I talked to Don, a middle-aged alum hanging out in the student union. He laughed when I asked him about the iPad. He said it’s kind of cool but that he can pretty much do everything he needs on his iPhone.
“It’s just smaller,” Don said. “But I can take it anywhere.”
Of course, after adding that he was less than pleased with AT&T’s service, Don said that he was probably not the right demographic to be talking to about the iPad, suggesting that younger students were the ones who would really be gobbling up the iPad. “Go have a beer out there by the lake,” Don said, “and wait for them to come to you.”
While I didn’t have the beer, I did sit out by the lake for a while, waiting for an iPad user to come drifting my way. While I talked to a lot of students with varying degrees of interest, none of them actually had the device, and those who were interested were only slightly.
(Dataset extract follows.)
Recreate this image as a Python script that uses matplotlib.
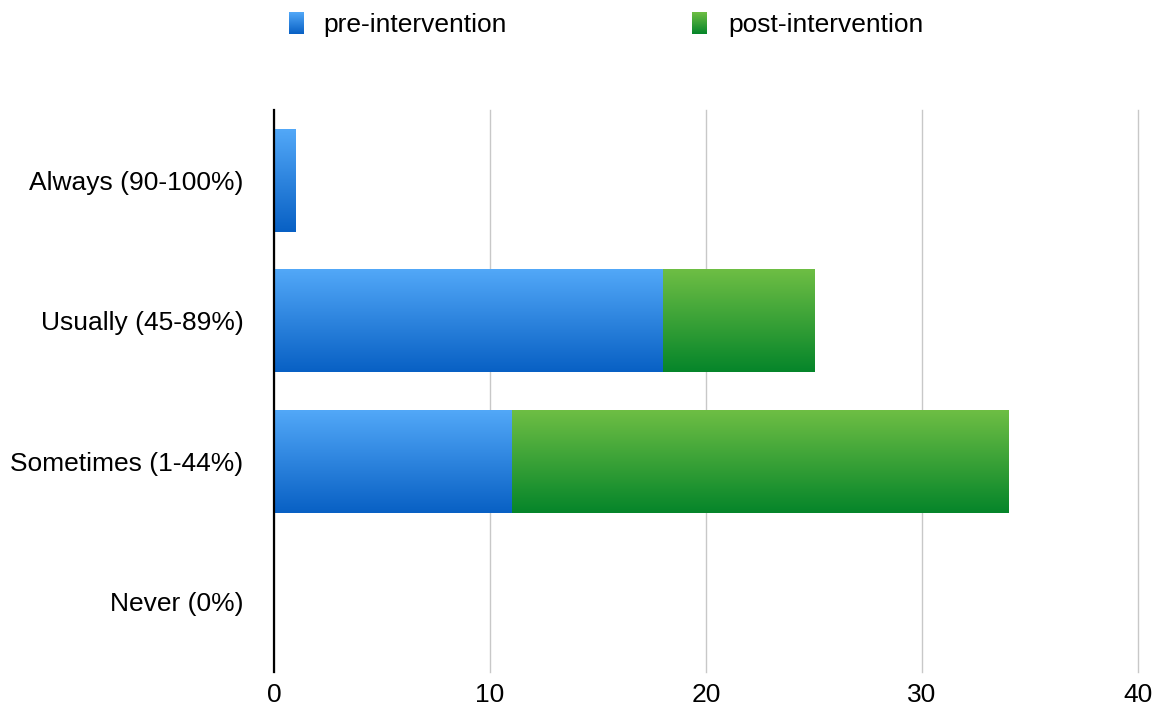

Granted, my search for the iPad on campus is not a scientific one. Nor is it exhaustive and it was conducted only two days following the April 3 launch of the device. However, I did cover every coffee shop at the heart of campus, as well as most of the popular student hangouts and still came away empty-handed.
One thing is for sure: Cupertino better hope there’s more student enthusiasm for their new device than what I saw today. I talked to one quietly lunching student, who simply responded, “iPad?” and promptly held up his Asus netbook, saying: “Three-hundred bucks. Does everything I need.”